■現代研究者事情(PARTT)

 まず、自己紹介から始めるのがスジでしょう。私は地方の研究所に勤務する一介の研究員です。自分の仕事をよく見せるための宣伝や派手なパフォーマンスなどとはおよそ無縁の人間ですから、学会発表などで自分をアピールすることがステータスになるなどという発想は私には似合わないし、しばしば戦闘的で政治的な能力がないとすまされない大学生活よりも、象牙の塔でのんびりと科学研究をやるほうを選び、現在研究所に在勤しています。旧帝大系であればともかく、地方研究所では予算的に潤沢ではありませんが、それでも、時間がたっぷりと与えられることには満足しています。とはいっても、研究業績の査定がなされるので、あまりのんびりとやっているわけにもいきませんが・・・。

 研究者にはいろいろなタイプがあります。19世紀の著名な化学者オストワルドは、研究者をその研究姿勢から2つに類別しています。古典型と浪漫型の2型ですが、前者は不可能な夢は追わずに短期間に解決できそうな問題を優先に取り組む研究者であり、後者は瑣末な問題には目もくれずあくまで夢を可能な形にもっていこうとする研究者です。さらに、問題の詳細を突き詰めて考えていく虫の眼型、より広い観点から見渡して進むべき方向を見定める鳥の眼型、狭い世界に閉じこまって自分とは無関係な学問と絶縁する微分型、自分の学問とはかけ離れた分野を(完全には理解できないまでも)その重要性だけは認識できる積分型など様々です。

このように書くと、研究者とは超然としていて浮き世離れした人種のように思われがちですが、現実には弱さとか卑劣さとかが満ち満ちていて、結構、他人からの評価、たとえば、「▲は非常に立派な人物であったが、率直にいって■はそうではなかった。自己宣伝ばかりでね。・・・」などという噂話を気にしながら、うじうじ想いをめぐらせているのです。

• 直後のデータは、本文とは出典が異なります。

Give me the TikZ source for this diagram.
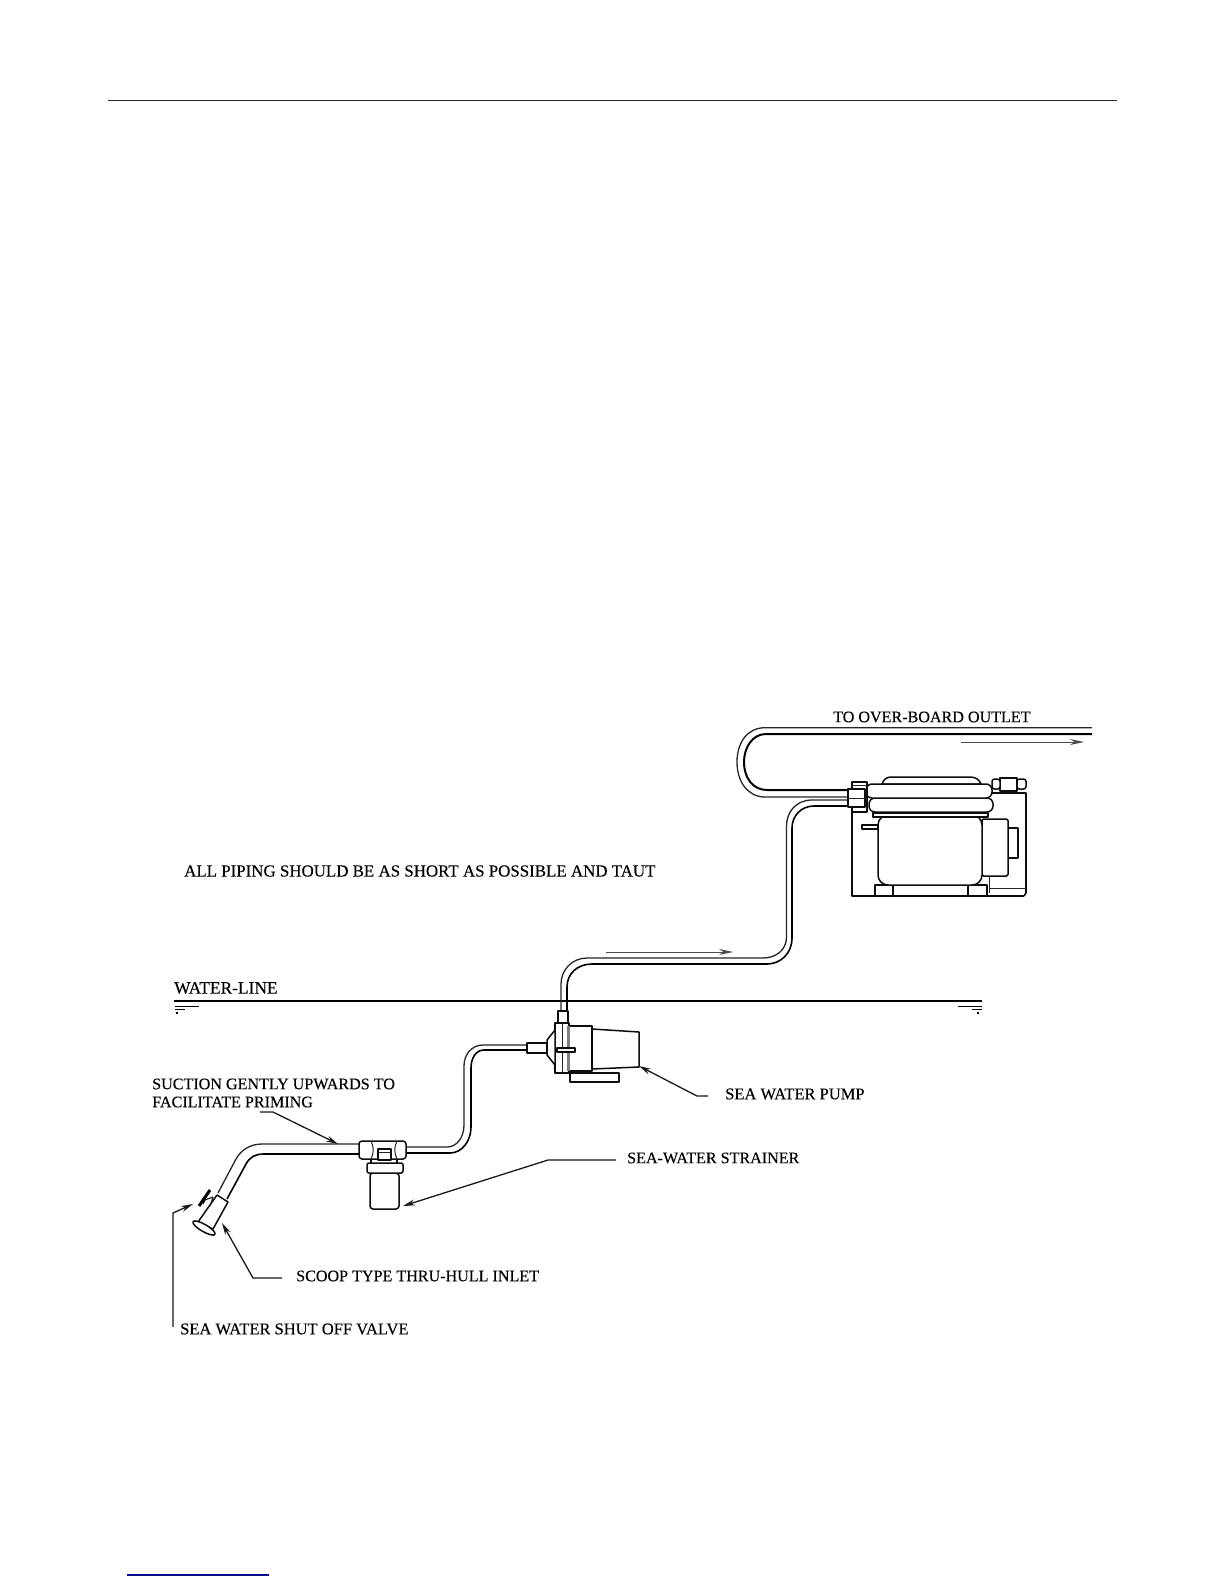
\documentclass[tikz,border=0pt]{standalone}
\usepackage{fontspec}
\setmainfont{Liberation Serif}
\newfontfamily\lblfont[FakeBold=0.15]{Liberation Serif}
\usetikzlibrary{arrows.meta}
\definecolor{linkblue}{rgb}{0.05,0.05,0.55}
\tikzset{
  pipe/.style={line width=1.3bp,black!85},
  heavy/.style={line width=2bp,black},
  part/.style={line width=1.5bp,black!95,fill=white,line join=round},
  thin part/.style={line width=1bp,black!85,line join=round},
  leader/.style={line width=1.3bp,black!90,-{Stealth[length=12bp,width=6bp]}},
  flow/.style={line width=1bp,black!70,-{Stealth[length=14bp,width=6bp]}},
  label/.style={anchor=west,inner sep=0pt,text=black,font=\lblfont\fontsize{16.1bp}{19bp}\selectfont},
  label big/.style={anchor=west,inner sep=0pt,text=black,font=\lblfont\fontsize{16.9bp}{19bp}\selectfont},
  label mid/.style={anchor=west,inner sep=0pt,text=black,font=\lblfont\fontsize{16.5bp}{19bp}\selectfont},
  label water/.style={anchor=west,inner sep=0pt,text=black,font=\lblfont\fontsize{17.4bp}{19bp}\selectfont},
}
\begin{document}
\begin{tikzpicture}[x=1bp,y=-1bp]
\useasboundingbox (0,0) rectangle (1224,1584);
\fill[white] (0,0) rectangle (1224,1584);

% page rules
\draw[line width=1.1bp,black!85] (108,100.5) -- (1117,100.5);
\draw[line width=1.4bp,linkblue] (127,1575) -- (269,1575);

% water line
\draw[line width=2.4bp,black] (174,1001) -- (982,1001);
\draw[line width=1bp] (175,1006) -- (199,1006) (175,1009) -- (185,1009);
\draw[line width=1.4bp] (176,1013) -- (178,1013);
\draw[line width=1bp] (958,1006) -- (982,1006) (972,1009) -- (982,1009);
\draw[line width=1.4bp] (977,1013) -- (979,1013);

% outlet pipe
\draw[pipe] (1092,727.7) -- (765,727.7) .. controls (747,727.7) and (737,743) .. (737,762)
   .. controls (737,782) and (748,797) .. (765,797) -- (848,797);
\draw[heavy] (1092,734) -- (766,734) .. controls (752,734) and (744,748) .. (744,762)
   .. controls (744,778) and (753,790) .. (767,790) -- (848,790);

% pump-to-head pipe
\draw[pipe] (848,800) -- (812,800) .. controls (796,800) and (786.5,812) .. (786.5,826)
   -- (786.5,937) .. controls (786.5,950) and (776,958) .. (763,958) -- (587,958)
   .. controls (572,958) and (561,970) .. (561,984) -- (561,1011);
\draw[heavy,line width=1.6bp] (848,806) -- (814,806) .. controls (801,806) and (792,816) .. (792,828)
   -- (792,938) .. controls (792,954) and (780,964) .. (767,964) -- (592,964)
   .. controls (577,964) and (567,974) .. (567,987) -- (567,1011);

% strainer-to-pump pipe
\draw[pipe] (527,1045) -- (483,1045) .. controls (472,1045) and (464,1054) .. (464,1066)
   -- (464,1125) .. controls (464,1137) and (457,1147) .. (447,1147) -- (406,1147);
\draw[heavy,line width=1.6bp] (527,1050) -- (484,1050) .. controls (476,1050) and (471,1058) .. (471,1068)
   -- (471,1127) .. controls (471,1141) and (462,1153) .. (450,1153) -- (406,1153);

% inlet pipe
\draw[pipe] (359,1144) -- (262,1144) .. controls (250,1144) and (241,1150) .. (236,1159) -- (218,1193);
\draw[heavy,line width=1.6bp] (359,1154) -- (264,1154) .. controls (255,1154) and (250,1157) .. (246,1164) -- (227,1199);

% thru-hull inlet and valve
\draw[part] (217,1195) -- (228,1202) -- (213,1229) -- (198,1222) -- cycle;
\draw[part,rotate around={-30:(204,1228)}] (204,1228) ellipse (12.7 and 3.6);
\draw[line width=1.1bp,black!90] (205,1200) -- (213,1197) (213,1197) -- (210,1206) (205,1200) -- (203,1204);
\draw[line width=3bp,black] (199,1206) -- (210,1190);

% strainer
\draw[part,rounded corners=3bp] (370,1173) -- (370,1209) -- (399,1209) -- (399,1173) -- cycle;
\draw[part,rounded corners=2bp] (367,1163) rectangle (403,1173);
\draw[part] (371,1155) -- (371,1163) (397,1155) -- (397,1163);
\draw[part,rounded corners=3bp] (359,1141) rectangle (406,1159);
\draw[thin part] (371,1141) .. controls (374,1147) and (374,1153) .. (371,1159);
\draw[thin part] (397,1141) .. controls (394,1147) and (394,1153) .. (397,1159);
\draw[part] (378,1149) rectangle (391,1160);
\draw[thin part] (378,1152) -- (391,1152);

% sea water pump
\draw[part] (592,1029) -- (639,1032) -- (639,1067) -- (592,1069) -- cycle;
\draw[part] (570,1073) rectangle (619,1082);
\draw[part] (569,1026) -- (592,1026) -- (592,1071) -- (569,1071) -- cycle;
\draw[part] (558,1011) rectangle (568,1023);
\draw[part] (555,1023) rectangle (569,1073);
\draw[thin part] (562,1023) -- (562,1073);
\draw[line width=2.2bp,black!50] (568.5,1026) -- (568.5,1071);
\draw[part] (547,1040) -- (555,1030) -- (555,1065) -- (547,1055) -- cycle;
\draw[part] (527,1043) rectangle (547,1053);
\draw[part] (557,1048) rectangle (575,1052);

% compressor motor: frame
\draw[part,line width=1.6bp] (852,812) -- (852,896) -- (1024,896);
\draw[part,line width=1.6bp,fill=none] (992,793) -- (1026,793) -- (1026,893) -- (1024,896);
\draw[thin part] (989,876) -- (989,893) (989,888) -- (1026,888);
% right-hand box
\draw[part] (982,828) rectangle (1018,858);
\draw[part,rounded corners=1.5bp] (982,819) rectangle (1008,876);
% feet and motor
\draw[part] (875,885) rectangle (893,896);
\draw[part] (968,885) rectangle (987,896);
\draw[part] (862,825) rectangle (878,829);
\draw[part,rounded corners=10bp] (878,815) -- (878,885) -- (982,885) -- (982,815) -- cycle;
\draw[part] (873,813) rectangle (988,817);
% head
\draw[part] (882,784) .. controls (884,778) and (888,777) .. (892,777) -- (970,777)
   .. controls (975,777) and (979,779) .. (981,784) -- cycle;
\draw[part,rounded corners=6bp] (869,798) rectangle (993,812);
\draw[part,rounded corners=6bp] (866,784) rectangle (992,798);
% fittings at head
\draw[part] (852,782) rectangle (867,812);
\draw[part] (848,789) rectangle (865,807);
\draw[thin part] (848,798) -- (867,798) (852,785) -- (866,785);
% right-hand fitting
\draw[part] (1000,778) rectangle (1017,791);
\draw[part,rounded corners=2.5bp] (992,779) rectangle (1000,789);
\draw[part,rounded corners=2.5bp] (1017,779) rectangle (1026,789);

% flow arrows
\coordinate (flowAa) at (961,742); \coordinate (flowAb) at (1084,742);
\coordinate (flowBa) at (606,952); \coordinate (flowBb) at (733,952);
\draw[flow] (flowAa) -- (flowAb);
\draw[flow] (flowBa) -- (flowBb);

% labels
\node[label] (outlet) at (833,717) {TO OVER-BOARD OUTLET};
\node[label big] (piping) at (184,871) {ALL PIPING SHOULD BE AS SHORT AS POSSIBLE AND TAUT};
\node[label water] (waterline) at (174,988) {WATER-LINE};
\node[label] (suctionA) at (152,1084) {SUCTION GENTLY UPWARDS TO};
\node[label] (suctionB) at (152,1102) {FACILITATE PRIMING};
\node[label mid] (pumplabel) at (725,1094) {SEA WATER PUMP};
\node[label] (strainerlabel) at (627,1158) {SEA-WATER STRAINER};
\node[label] (scooplabel) at (296,1276) {SCOOP TYPE THRU-HULL INLET};
\node[label mid] (valvelabel) at (180,1329) {SEA WATER SHUT OFF VALVE};

% leaders
\coordinate (pumpS) at (708,1096); \coordinate (pumpB) at (697,1096); \coordinate (pumpT) at (639,1066);
\coordinate (strS) at (616,1160); \coordinate (strB) at (548,1160); \coordinate (strT) at (403,1206);
\coordinate (sucS) at (260,1112); \coordinate (sucB) at (273,1112); \coordinate (sucT) at (338,1144);
\coordinate (scoS) at (282,1278); \coordinate (scoB) at (253,1278); \coordinate (scoT) at (222,1223);
\coordinate (valS) at (173,1327); \coordinate (valB) at (173,1213); \coordinate (valT) at (193,1204);
\draw[leader] (pumpS) -- (pumpB) -- (pumpT);
\draw[leader] (strS) -- (strB) -- (strT);
\draw[leader] (sucS) -- (sucB) -- (sucT);
\draw[leader] (scoS) -- (scoB) -- (scoT);
\draw[leader] (valS) -- (valB) -- (valT);
\end{tikzpicture}
\end{document}
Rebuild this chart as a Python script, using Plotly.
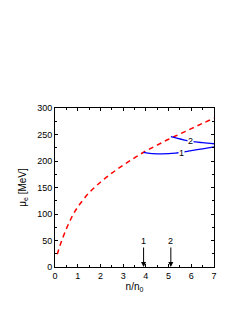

 現代の研究者はもっと多様となり、どの方向に価値を見いだすかによって芸術家・職人型、政治家・役人型、教師・評論家型、マネージャー・アナウンサー型などに分類できるかと思われます。マネージャー・アナウンサー型といっても決してばかにしているわけではなく、それぞれ学問の発展のために必要な役割を担っていることに変わりはありません。自分自身が重要視している方向性からこのような多種多彩なサブタイプに分けられるわけですが、一方において、その評価は十把ひとからげになされてしまいますから、研究者には(研究者ならずとも)評価の問題がつきまとうことになります。

 大学であれ研究所であれ、自己規律の一貫として、自らの業績(主として、研究業績)に対しての評価が求められます。評価は公平でなければならないし、公平であるためには客観的な数字というのが次にきます。研究業績の評価を数値化するためには、とりあえず、論文数や被引用数が使われます。そのため、論文の粗製濫造にともなう研究の質の低下の問題やさしたる論文でなくとも昔なじみの間柄同士でお互いに引用し合うなど、点数かせぎの問題がついてまわります。その反面、研究の独創性や創造性が評価の対象とされることはほとんどないといってもよく、学生教育など研究業績以外のものに至っては評価はまったくなされないというのが実状でしょう。私の経験でも、優れた独創性を発揮する名馬は多いものの、そのような研究環境下においては名伯楽は少なく、素質をもちながらも陰に隠れて不当に低く評価されている、あるいは正当な評価を妨げられた逸材がその才能を発揮することなく埋もれてしまっていることもしばしばみうけられました。

 日本の研究者は海外の論文をわずかに拡張したり、これまでの論文をリアレンジして論文の数を増やすことばかり考えていて、そのためオリジナリティがないとか、アメリカのまねばかりやってきたといわれます。現実に、ある人たちにとっては論文をたくさん書いて(大量粗製濫造して)大学教授になることが人生の目的でさえあり得るのです。自分で考え、自分と直結したものしか論文にしないというような純粋な科学との携わり方もあるのでしょうが、そのような研究者は滑り落ちてしまうのも事実なのです。

 公平正当な評価をしてくれる全能の神がいてほしいものですが、それは望むべくもありません。ともあれ、否定ばかりしていたのでは希望のひとかけらも生命力もありませんから、自分がその場にいるとき、自分の行動を投げやりにもニヒリズムにもならないで完結できる人間になるしかないようです。